### To do:
Leave out every picture, then transcribe the rest of the listing exactly.

---- Raw data

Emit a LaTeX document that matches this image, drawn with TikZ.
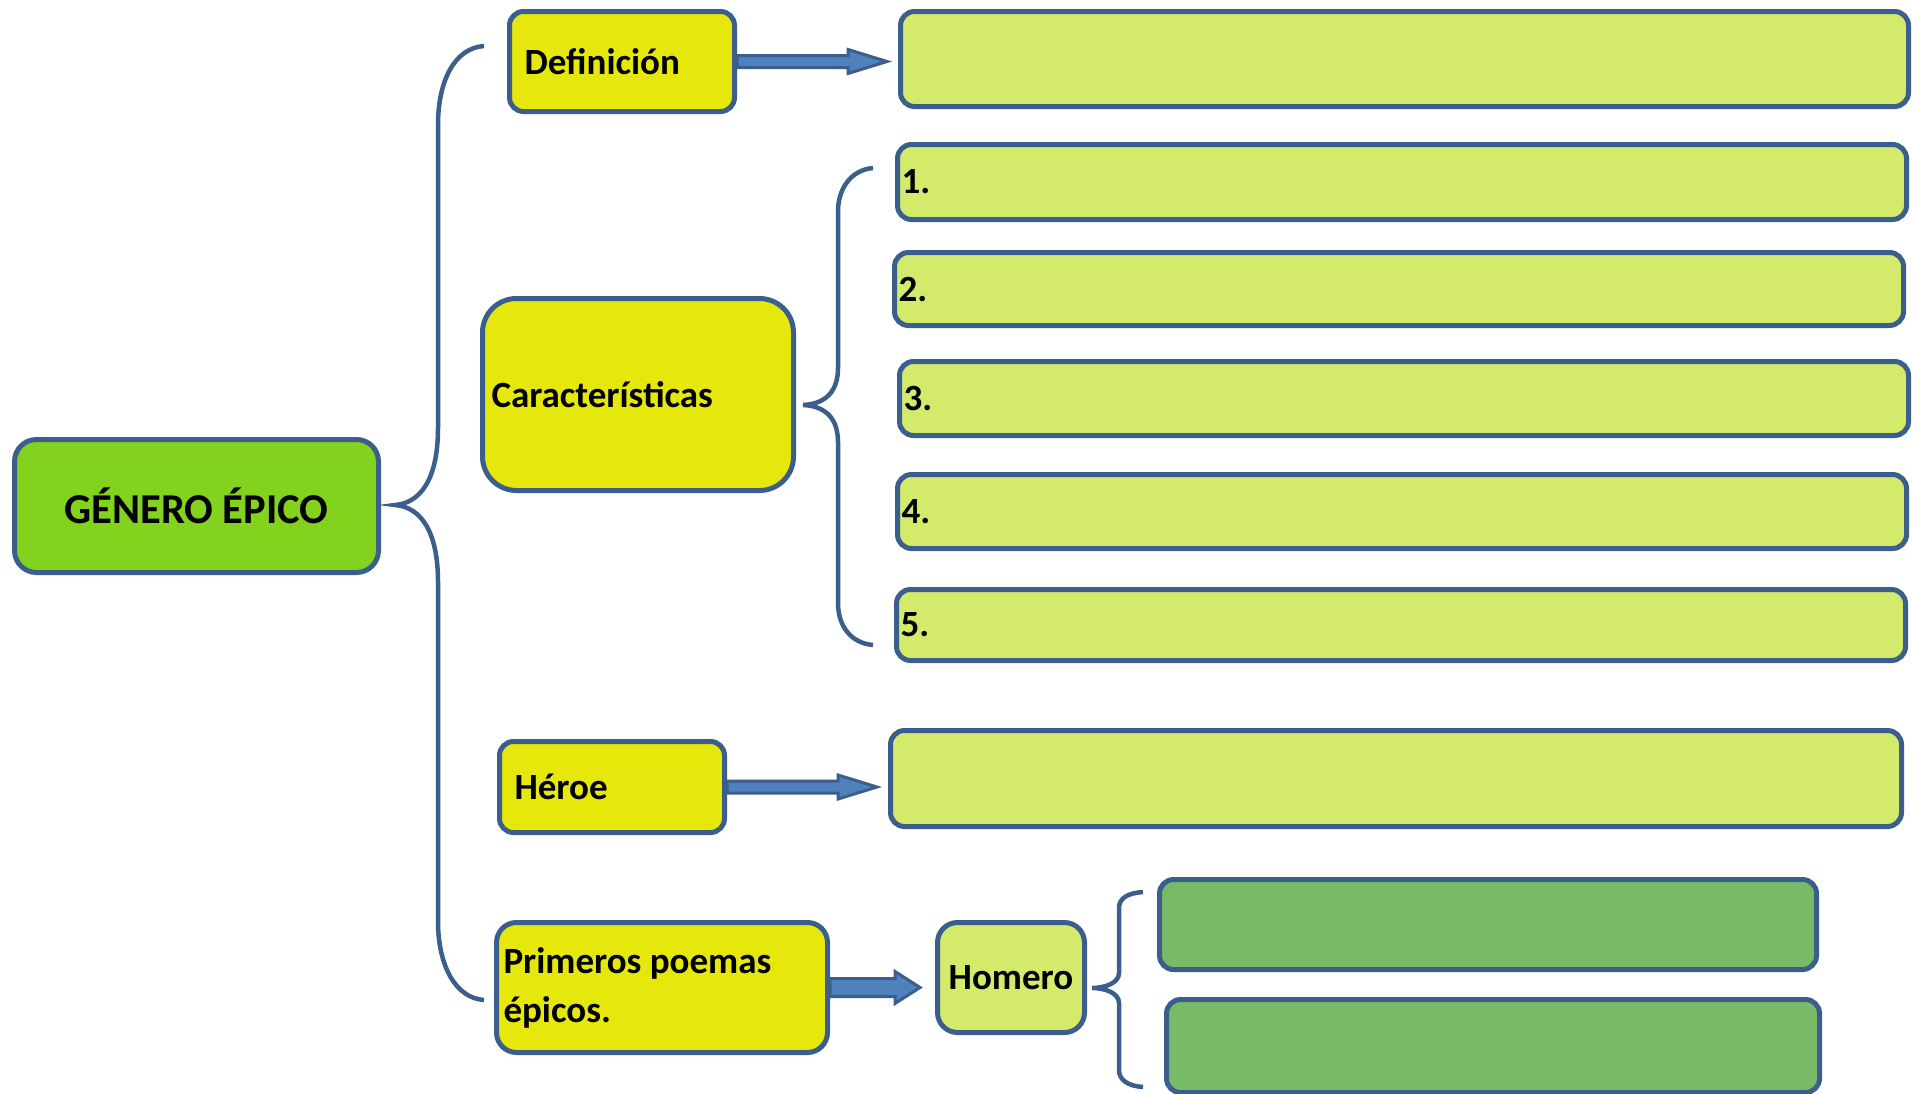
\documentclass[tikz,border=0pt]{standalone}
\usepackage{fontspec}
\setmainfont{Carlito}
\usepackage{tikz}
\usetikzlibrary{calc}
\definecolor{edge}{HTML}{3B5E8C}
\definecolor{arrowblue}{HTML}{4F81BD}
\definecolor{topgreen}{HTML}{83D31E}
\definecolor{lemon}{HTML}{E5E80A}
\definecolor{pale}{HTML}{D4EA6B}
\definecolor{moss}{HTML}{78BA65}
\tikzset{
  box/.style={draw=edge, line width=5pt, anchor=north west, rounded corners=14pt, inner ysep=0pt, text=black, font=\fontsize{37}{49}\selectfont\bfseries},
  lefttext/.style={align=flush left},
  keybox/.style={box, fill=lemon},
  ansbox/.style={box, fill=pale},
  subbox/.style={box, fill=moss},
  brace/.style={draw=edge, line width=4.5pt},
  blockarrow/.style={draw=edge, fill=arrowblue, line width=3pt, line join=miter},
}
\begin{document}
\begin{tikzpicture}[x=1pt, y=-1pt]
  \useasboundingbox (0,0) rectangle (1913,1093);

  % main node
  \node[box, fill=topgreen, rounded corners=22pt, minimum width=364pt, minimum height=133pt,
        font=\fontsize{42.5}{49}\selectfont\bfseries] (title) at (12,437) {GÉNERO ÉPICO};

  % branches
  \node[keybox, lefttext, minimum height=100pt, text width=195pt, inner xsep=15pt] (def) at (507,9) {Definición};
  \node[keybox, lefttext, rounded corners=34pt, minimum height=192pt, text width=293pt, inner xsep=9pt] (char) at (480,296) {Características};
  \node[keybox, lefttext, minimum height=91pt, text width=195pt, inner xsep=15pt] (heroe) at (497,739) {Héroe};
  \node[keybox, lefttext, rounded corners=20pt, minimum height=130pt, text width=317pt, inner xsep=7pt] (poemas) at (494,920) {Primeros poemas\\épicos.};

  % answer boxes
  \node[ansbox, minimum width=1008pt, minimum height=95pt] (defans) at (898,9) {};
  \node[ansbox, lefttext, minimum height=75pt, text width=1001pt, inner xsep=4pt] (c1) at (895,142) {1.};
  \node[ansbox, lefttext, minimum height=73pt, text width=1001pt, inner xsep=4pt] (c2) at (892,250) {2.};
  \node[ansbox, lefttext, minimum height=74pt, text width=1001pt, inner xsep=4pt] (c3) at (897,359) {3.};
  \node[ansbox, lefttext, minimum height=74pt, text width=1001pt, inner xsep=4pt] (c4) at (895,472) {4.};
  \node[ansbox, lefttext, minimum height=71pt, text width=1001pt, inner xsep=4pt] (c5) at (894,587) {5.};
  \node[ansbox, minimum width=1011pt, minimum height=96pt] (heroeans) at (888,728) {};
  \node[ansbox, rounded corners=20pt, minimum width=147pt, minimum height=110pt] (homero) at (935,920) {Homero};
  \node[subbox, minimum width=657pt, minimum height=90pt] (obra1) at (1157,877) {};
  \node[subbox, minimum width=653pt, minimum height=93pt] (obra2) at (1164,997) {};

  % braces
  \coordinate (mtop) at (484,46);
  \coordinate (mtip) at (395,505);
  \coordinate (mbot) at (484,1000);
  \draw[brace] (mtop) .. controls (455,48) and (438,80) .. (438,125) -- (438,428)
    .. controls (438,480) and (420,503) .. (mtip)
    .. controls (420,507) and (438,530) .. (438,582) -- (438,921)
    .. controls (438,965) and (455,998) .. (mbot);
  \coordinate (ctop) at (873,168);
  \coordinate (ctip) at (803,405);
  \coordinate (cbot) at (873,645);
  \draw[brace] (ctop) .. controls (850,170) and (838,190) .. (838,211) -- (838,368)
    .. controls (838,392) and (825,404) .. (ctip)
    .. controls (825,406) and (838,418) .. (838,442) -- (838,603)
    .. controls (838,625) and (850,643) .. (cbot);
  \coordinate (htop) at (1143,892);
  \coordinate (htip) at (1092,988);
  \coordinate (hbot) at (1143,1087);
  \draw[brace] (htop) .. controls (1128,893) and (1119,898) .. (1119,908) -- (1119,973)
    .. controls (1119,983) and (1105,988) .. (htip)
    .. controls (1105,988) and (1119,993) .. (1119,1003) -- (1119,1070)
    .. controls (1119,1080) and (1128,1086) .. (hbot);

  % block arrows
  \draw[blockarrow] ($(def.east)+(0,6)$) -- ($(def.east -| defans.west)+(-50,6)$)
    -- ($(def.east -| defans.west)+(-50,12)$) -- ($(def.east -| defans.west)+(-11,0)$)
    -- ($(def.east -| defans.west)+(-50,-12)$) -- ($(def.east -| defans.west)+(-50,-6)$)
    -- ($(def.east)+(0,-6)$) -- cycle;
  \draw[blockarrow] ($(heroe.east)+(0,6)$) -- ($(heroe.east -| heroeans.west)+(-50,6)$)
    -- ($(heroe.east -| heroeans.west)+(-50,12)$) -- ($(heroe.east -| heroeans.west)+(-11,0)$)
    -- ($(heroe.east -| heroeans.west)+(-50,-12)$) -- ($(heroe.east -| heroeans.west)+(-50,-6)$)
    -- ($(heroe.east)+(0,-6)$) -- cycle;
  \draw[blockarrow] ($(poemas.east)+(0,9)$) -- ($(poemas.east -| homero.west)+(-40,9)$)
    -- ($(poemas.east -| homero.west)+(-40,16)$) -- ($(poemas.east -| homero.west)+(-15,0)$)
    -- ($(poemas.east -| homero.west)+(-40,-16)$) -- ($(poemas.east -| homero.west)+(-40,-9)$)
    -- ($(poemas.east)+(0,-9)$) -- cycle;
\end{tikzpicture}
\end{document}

--------

### The answer:
Emit a LaTeX document that matches this image, drawn with TikZ.
\documentclass[tikz,border=0pt]{standalone}
\usepackage{fontspec}
\setmainfont{Carlito}
\usepackage{tikz}
\usetikzlibrary{calc}
\definecolor{edge}{HTML}{3B5E8C}
\definecolor{arrowblue}{HTML}{4F81BD}
\definecolor{topgreen}{HTML}{83D31E}
\definecolor{lemon}{HTML}{E5E80A}
\definecolor{pale}{HTML}{D4EA6B}
\definecolor{moss}{HTML}{78BA65}
\tikzset{
  box/.style={draw=edge, line width=5pt, anchor=north west, rounded corners=14pt, inner ysep=0pt, text=black, font=\fontsize{37}{49}\selectfont\bfseries},
  lefttext/.style={align=flush left},
  keybox/.style={box, fill=lemon},
  ansbox/.style={box, fill=pale},
  subbox/.style={box, fill=moss},
  brace/.style={draw=edge, line width=4.5pt},
  blockarrow/.style={draw=edge, fill=arrowblue, line width=3pt, line join=miter},
}
\begin{document}
\begin{tikzpicture}[x=1pt, y=-1pt]
  \useasboundingbox (0,0) rectangle (1913,1093);

  % main node
  \node[box, fill=topgreen, rounded corners=22pt, minimum width=364pt, minimum height=133pt,
        font=\fontsize{42.5}{49}\selectfont\bfseries] (title) at (12,437) {GÉNERO ÉPICO};

  % branches
  \node[keybox, lefttext, minimum height=100pt, text width=195pt, inner xsep=15pt] (def) at (507,9) {Definición};
  \node[keybox, lefttext, rounded corners=34pt, minimum height=192pt, text width=293pt, inner xsep=9pt] (char) at (480,296) {Características};
  \node[keybox, lefttext, minimum height=91pt, text width=195pt, inner xsep=15pt] (heroe) at (497,739) {Héroe};
  \node[keybox, lefttext, rounded corners=20pt, minimum height=130pt, text width=317pt, inner xsep=7pt] (poemas) at (494,920) {Primeros poemas\\épicos.};

  % answer boxes
  \node[ansbox, minimum width=1008pt, minimum height=95pt] (defans) at (898,9) {};
  \node[ansbox, lefttext, minimum height=75pt, text width=1001pt, inner xsep=4pt] (c1) at (895,142) {1.};
  \node[ansbox, lefttext, minimum height=73pt, text width=1001pt, inner xsep=4pt] (c2) at (892,250) {2.};
  \node[ansbox, lefttext, minimum height=74pt, text width=1001pt, inner xsep=4pt] (c3) at (897,359) {3.};
  \node[ansbox, lefttext, minimum height=74pt, text width=1001pt, inner xsep=4pt] (c4) at (895,472) {4.};
  \node[ansbox, lefttext, minimum height=71pt, text width=1001pt, inner xsep=4pt] (c5) at (894,587) {5.};
  \node[ansbox, minimum width=1011pt, minimum height=96pt] (heroeans) at (888,728) {};
  \node[ansbox, rounded corners=20pt, minimum width=147pt, minimum height=110pt] (homero) at (935,920) {Homero};
  \node[subbox, minimum width=657pt, minimum height=90pt] (obra1) at (1157,877) {};
  \node[subbox, minimum width=653pt, minimum height=93pt] (obra2) at (1164,997) {};

  % braces
  \coordinate (mtop) at (484,46);
  \coordinate (mtip) at (395,505);
  \coordinate (mbot) at (484,1000);
  \draw[brace] (mtop) .. controls (455,48) and (438,80) .. (438,125) -- (438,428)
    .. controls (438,480) and (420,503) .. (mtip)
    .. controls (420,507) and (438,530) .. (438,582) -- (438,921)
    .. controls (438,965) and (455,998) .. (mbot);
  \coordinate (ctop) at (873,168);
  \coordinate (ctip) at (803,405);
  \coordinate (cbot) at (873,645);
  \draw[brace] (ctop) .. controls (850,170) and (838,190) .. (838,211) -- (838,368)
    .. controls (838,392) and (825,404) .. (ctip)
    .. controls (825,406) and (838,418) .. (838,442) -- (838,603)
    .. controls (838,625) and (850,643) .. (cbot);
  \coordinate (htop) at (1143,892);
  \coordinate (htip) at (1092,988);
  \coordinate (hbot) at (1143,1087);
  \draw[brace] (htop) .. controls (1128,893) and (1119,898) .. (1119,908) -- (1119,973)
    .. controls (1119,983) and (1105,988) .. (htip)
    .. controls (1105,988) and (1119,993) .. (1119,1003) -- (1119,1070)
    .. controls (1119,1080) and (1128,1086) .. (hbot);

  % block arrows
  \draw[blockarrow] ($(def.east)+(0,6)$) -- ($(def.east -| defans.west)+(-50,6)$)
    -- ($(def.east -| defans.west)+(-50,12)$) -- ($(def.east -| defans.west)+(-11,0)$)
    -- ($(def.east -| defans.west)+(-50,-12)$) -- ($(def.east -| defans.west)+(-50,-6)$)
    -- ($(def.east)+(0,-6)$) -- cycle;
  \draw[blockarrow] ($(heroe.east)+(0,6)$) -- ($(heroe.east -| heroeans.west)+(-50,6)$)
    -- ($(heroe.east -| heroeans.west)+(-50,12)$) -- ($(heroe.east -| heroeans.west)+(-11,0)$)
    -- ($(heroe.east -| heroeans.west)+(-50,-12)$) -- ($(heroe.east -| heroeans.west)+(-50,-6)$)
    -- ($(heroe.east)+(0,-6)$) -- cycle;
  \draw[blockarrow] ($(poemas.east)+(0,9)$) -- ($(poemas.east -| homero.west)+(-40,9)$)
    -- ($(poemas.east -| homero.west)+(-40,16)$) -- ($(poemas.east -| homero.west)+(-15,0)$)
    -- ($(poemas.east -| homero.west)+(-40,-16)$) -- ($(poemas.east -| homero.west)+(-40,-9)$)
    -- ($(poemas.east)+(0,-9)$) -- cycle;
\end{tikzpicture}
\end{document}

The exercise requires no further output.